## Work to do
Reproduce the listing below without any change.

## Source material

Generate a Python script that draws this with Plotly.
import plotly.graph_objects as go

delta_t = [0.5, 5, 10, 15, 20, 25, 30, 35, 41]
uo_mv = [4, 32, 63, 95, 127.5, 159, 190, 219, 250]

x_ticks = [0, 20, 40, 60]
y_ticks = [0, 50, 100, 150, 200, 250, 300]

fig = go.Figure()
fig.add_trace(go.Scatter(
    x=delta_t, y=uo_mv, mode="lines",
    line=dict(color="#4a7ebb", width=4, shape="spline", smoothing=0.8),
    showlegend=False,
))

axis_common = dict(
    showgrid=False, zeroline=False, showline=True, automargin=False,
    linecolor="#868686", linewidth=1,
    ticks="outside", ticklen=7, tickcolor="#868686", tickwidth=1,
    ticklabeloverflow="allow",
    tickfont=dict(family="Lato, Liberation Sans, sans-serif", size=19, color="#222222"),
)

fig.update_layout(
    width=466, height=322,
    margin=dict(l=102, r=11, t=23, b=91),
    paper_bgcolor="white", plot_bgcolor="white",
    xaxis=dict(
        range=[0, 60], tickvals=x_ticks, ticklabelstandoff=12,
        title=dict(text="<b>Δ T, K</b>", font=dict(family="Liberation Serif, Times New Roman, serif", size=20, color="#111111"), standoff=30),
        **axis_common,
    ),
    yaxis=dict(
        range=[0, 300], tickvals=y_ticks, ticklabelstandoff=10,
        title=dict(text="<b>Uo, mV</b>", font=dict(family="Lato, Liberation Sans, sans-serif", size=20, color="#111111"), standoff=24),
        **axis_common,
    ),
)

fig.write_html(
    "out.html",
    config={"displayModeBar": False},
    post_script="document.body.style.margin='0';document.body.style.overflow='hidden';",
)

## Task solution
Generate a Python script that draws this with Plotly.
import plotly.graph_objects as go

delta_t = [0.5, 5, 10, 15, 20, 25, 30, 35, 41]
uo_mv = [4, 32, 63, 95, 127.5, 159, 190, 219, 250]

x_ticks = [0, 20, 40, 60]
y_ticks = [0, 50, 100, 150, 200, 250, 300]

fig = go.Figure()
fig.add_trace(go.Scatter(
    x=delta_t, y=uo_mv, mode="lines",
    line=dict(color="#4a7ebb", width=4, shape="spline", smoothing=0.8),
    showlegend=False,
))

axis_common = dict(
    showgrid=False, zeroline=False, showline=True, automargin=False,
    linecolor="#868686", linewidth=1,
    ticks="outside", ticklen=7, tickcolor="#868686", tickwidth=1,
    ticklabeloverflow="allow",
    tickfont=dict(family="Lato, Liberation Sans, sans-serif", size=19, color="#222222"),
)

fig.update_layout(
    width=466, height=322,
    margin=dict(l=102, r=11, t=23, b=91),
    paper_bgcolor="white", plot_bgcolor="white",
    xaxis=dict(
        range=[0, 60], tickvals=x_ticks, ticklabelstandoff=12,
        title=dict(text="<b>Δ T, K</b>", font=dict(family="Liberation Serif, Times New Roman, serif", size=20, color="#111111"), standoff=30),
        **axis_common,
    ),
    yaxis=dict(
        range=[0, 300], tickvals=y_ticks, ticklabelstandoff=10,
        title=dict(text="<b>Uo, mV</b>", font=dict(family="Lato, Liberation Sans, sans-serif", size=20, color="#111111"), standoff=24),
        **axis_common,
    ),
)

fig.write_html(
    "out.html",
    config={"displayModeBar": False},
    post_script="document.body.style.margin='0';document.body.style.overflow='hidden';",
)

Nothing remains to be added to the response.